NORMAN Hogg was a Labour MP for what was then called East Dunbartonshire, later Cumbernauld and Kilsyth, during the party's difficult years of partial eclipse by the Conservatives under Margaret Thatcher. He was his party's deputy chief whip in the H
ouse of Commons from 1983-87 and took the title Baron Hogg of Cumbernauld when he was granted a life peerage during Tony Blair's administration in 1997.
Described by his fellow peers as "genial and self-effacing", Lord Hogg also served from 2002-04 as deputy speaker in the House of Lords and as chairman of the Scottish Peers' Association from the same year. More importantly to him, he said, he was a longtime elder of the Church of Scotland and was honoured to serve as a lord high commissioner to the Church's General Assembly in 1998-99.
He first came to national notice as a new MP in Westminster when, at the time bachelor Prince Charles was being linked romantically with Princess Marie-Astrid of Luxembourg, a Roman Catholic, he proposed amending the 1700 Act of Settlement, which barred anyone who "professes the popish religion" from being monarch or marrying into the monarchy. The law, he said, was "discriminatory, offensive and insulting to the Catholic community of the United Kingdom".
Norman Hogg was born in Aberdeen in 1938. His father, also Norman, would later become the Granite City's lord provost. Young Norman went to Causewayend primary school in the city, then Ruthrieston Secondary, before landing a job with Aberdeen's town council at the age of 16.
He was with the council for nearly 15 years, after which he was appointed to represent Scotland as district officer in the National and Local Government Officers' Association (Nalgo), the union which represented government workers and has since become part of Unison.
Always a staunch Labourite, he held numerous positions in which he sought to improve the lot of the Scottish working man and woman, not least in his native North-east.
For a time he served as a Scottish representative on the Transport Users' Consultative Committee, set up by the Ministry of Transport to improve the lot of British commuters, particularly rail travellers. He was also secretary of the Trade Unions Committee of the Electricity Supply Industry in Scotland before running successfully as Labour MP for East Dunbartonshire in 1979, defeating the SNP's Margaret Bain.
With Mrs Thatcher swept to power in the same general election, Hogg's role as deputy chief whip for the opposition in the House of Commons was particularly important. Fellow MPs said his forceful expression of Labour ideals, blended with a mischievous sense of humour, was often crucial in getting his fellow MPs out of bed, or out of the bar, to participate in key votes in the chamber.
"Norman was a significant figure in keeping the parliamentary party together in those times," according to former Labour MP Tam Dalyell.
During his first three years in the Commons, from 1979-82, he was a member of the Select Committee on Scottish Affairs, a role he relished. He was named Labour's Scottish whip in 1982, and promoted to deputy chief whip in Westminster the following year.

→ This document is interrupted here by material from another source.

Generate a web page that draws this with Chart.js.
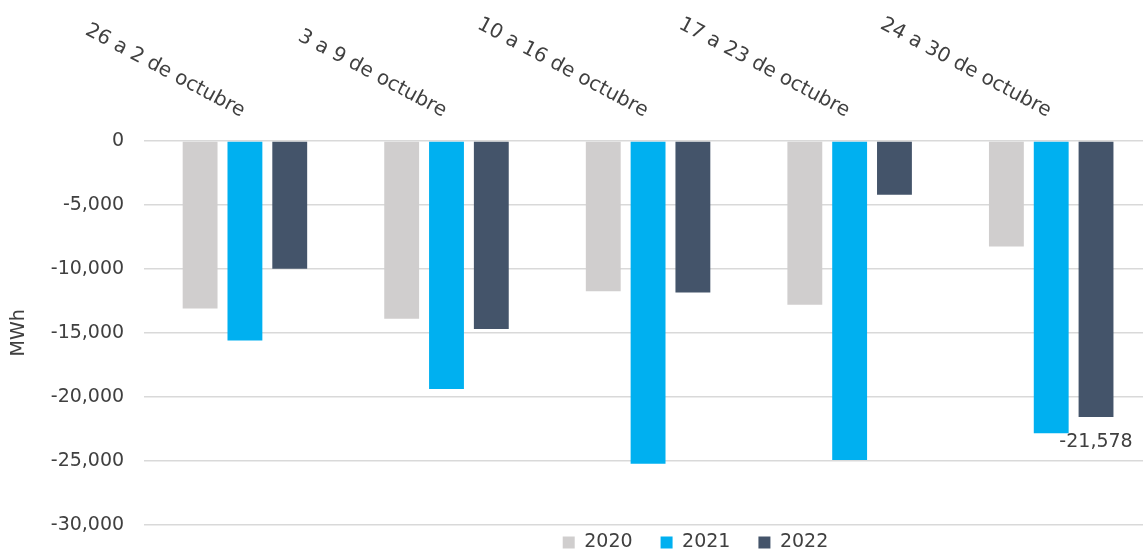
<!DOCTYPE html>
<html>
<head>
<meta charset="utf-8">
<script src="https://cdn.jsdelivr.net/npm/chart.js@4.4.1/dist/chart.umd.min.js"></script>
<style>
  html, body { margin: 0; padding: 0; background: #fff; }
  #wrap { width: 1143px; height: 550px; position: relative; }
</style>
</head>
<body>
<div id="wrap"><canvas id="chart"></canvas></div>
<script>
// datos
const categories = ['26 a 2 de octubre', '3 a 9 de octubre', '10 a 16 de octubre', '17 a 23 de octubre', '24 a 30 de octubre'];
const values2020 = [-13100, -13900, -11750, -12800, -8250];
const values2021 = [-15600, -19400, -25250, -24950, -22850];
const values2022 = [-10000, -14700, -11850, -4200, -21578];
const seriesNames = ['2020', '2021', '2022'];
const yMin = -30000;
const yMax = 0;
const yStep = 5000;

const FONT = "'DejaVu Sans', sans-serif";
const TEXT = '#404040';

// etiquetas de categoria giradas arriba del grafico
const topLabels = {
  id: 'topLabels',
  afterDraw(chart) {
    const ctx = chart.ctx;
    const x = chart.scales.x;
    ctx.save();
    ctx.font = '20px ' + FONT;
    ctx.fillStyle = TEXT;
    ctx.textAlign = 'right';
    ctx.textBaseline = 'alphabetic';
    categories.forEach((c, i) => {
      ctx.save();
      ctx.translate(x.getPixelForValue(i) - 4, 117);
      ctx.rotate(28 * Math.PI / 180);
      ctx.fillText(c, 0, 0);
      ctx.restore();
    });
    ctx.restore();
  }
};

// etiqueta del ultimo valor de 2022
const lastLabel = {
  id: 'lastLabel',
  afterDatasetsDraw(chart) {
    const ctx = chart.ctx;
    const meta = chart.getDatasetMeta(2);
    const i = values2022.length - 1;
    const bar = meta.data[i];
    ctx.save();
    ctx.font = '19px ' + FONT;
    ctx.fillStyle = TEXT;
    ctx.textAlign = 'center';
    ctx.textBaseline = 'middle';
    ctx.fillText(values2022[i].toLocaleString('en-US'), bar.x, bar.y + 25);
    ctx.restore();
  }
};

// leyenda pegada abajo y area de barras un poco mas grande (como en el original)
const layoutFix = {
  id: 'layoutFix',
  beforeLayout(chart) {
    const lg = chart.legend;
    if (lg && !lg._patched) {
      const fit = lg.fit;
      lg.fit = function () { fit.call(this); this.height = 13; };
      lg._patched = true;
    }
  },
  afterLayout(chart) {
    const lg = chart.legend;
    lg.top = chart.height - 45;
    lg.bottom = chart.height;
    lg.left += 123;
    lg.right += 123;
    const x = chart.scales.x;
    x.right += 9;
    x.width += 9;
    x.configure();
    const y = chart.scales.y;
    y.bottom += 6;
    y.height += 6;
    y.configure();
  }
};

new Chart(document.getElementById('chart'), {
  type: 'bar',
  data: {
    labels: categories,
    datasets: [
      { label: seriesNames[0], data: values2020, backgroundColor: '#d0cece' },
      { label: seriesNames[1], data: values2021, backgroundColor: '#00b0f0' },
      { label: seriesNames[2], data: values2022, backgroundColor: '#44546a' }
    ]
  },
  options: {
    responsive: true,
    maintainAspectRatio: false,
    animation: false,
    categoryPercentage: 0.667,
    barPercentage: 0.778,
    layout: { padding: { top: 133, right: 0, left: 2, bottom: 0 } },
    scales: {
      x: {
        position: 'top',
        ticks: { display: false },
        grid: { display: false },
        border: { display: false }
      },
      y: {
        min: yMin,
        max: yMax,
        ticks: {
          stepSize: yStep,
          padding: 20,
          color: TEXT,
          font: { family: FONT, size: 19 }
        },
        grid: { color: '#d9d9d9', lineWidth: 1.5, drawTicks: false },
        border: { display: false },
        title: {
          display: true,
          text: 'MWh',
          color: TEXT,
          font: { family: FONT, size: 19 },
          padding: { top: 6, bottom: 0 }
        }
      }
    },
    plugins: {
      legend: {
        position: 'bottom',
        labels: {
          boxWidth: 12,
          boxHeight: 12,
          padding: 28,
          color: TEXT,
          font: { family: FONT, size: 19 }
        }
      },
      tooltip: { enabled: false }
    }
  },
  plugins: [topLabels, lastLabel, layoutFix]
});
</script>
</body>
</html>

When he stood down as an MP in 1997, and was named a peer, he was succeeded in his Cumbernauld and Kilsyth constituency by Rosemary McKenna, who said yesterday: "Norman's death will sadden a lot of people who saw in him a good friend, a very able politician and a fine trade unionist. The Labour and trade union movements have lost a very special man."
In the House of Lords, Baron Hogg became perhaps best-known for two causes which could hardly have been more different. He was an outspoken supporter of the state of Israel – as an MP he had been a member of the all-party group on Anglo-Israeli relations – and an equally outspoken supporter of better bus services in Scotland and around the UK. From 1998, he was chairman of the Bus Appeals Body, which mediates between bus companies and often-aggrieved passengers.
Last year, when he had already been diagnosed with cancer, Lord Hogg and several fellow peers were embarrassed by media revelations that they had given parliamentary staff security passes to lobbyists with a financial interest. Lord Hogg said he had provided a pass to an official of the Confederation of Passenger Transport, which at the time was paying him a consultancy fee of £3,000 a year. But he said he had done so purely in the interests of British Transport users and saw no conflict of interest. It emerged that handing out such passes was common procedure among peers.
Before his illness, Lord Hogg was known in the Lords for questioning the safety of stretch limousines and the capabilities of their drivers, particularly in the case of children taken out in such vehicles for birthday parties.
He is survived by his wife, Elizabeth.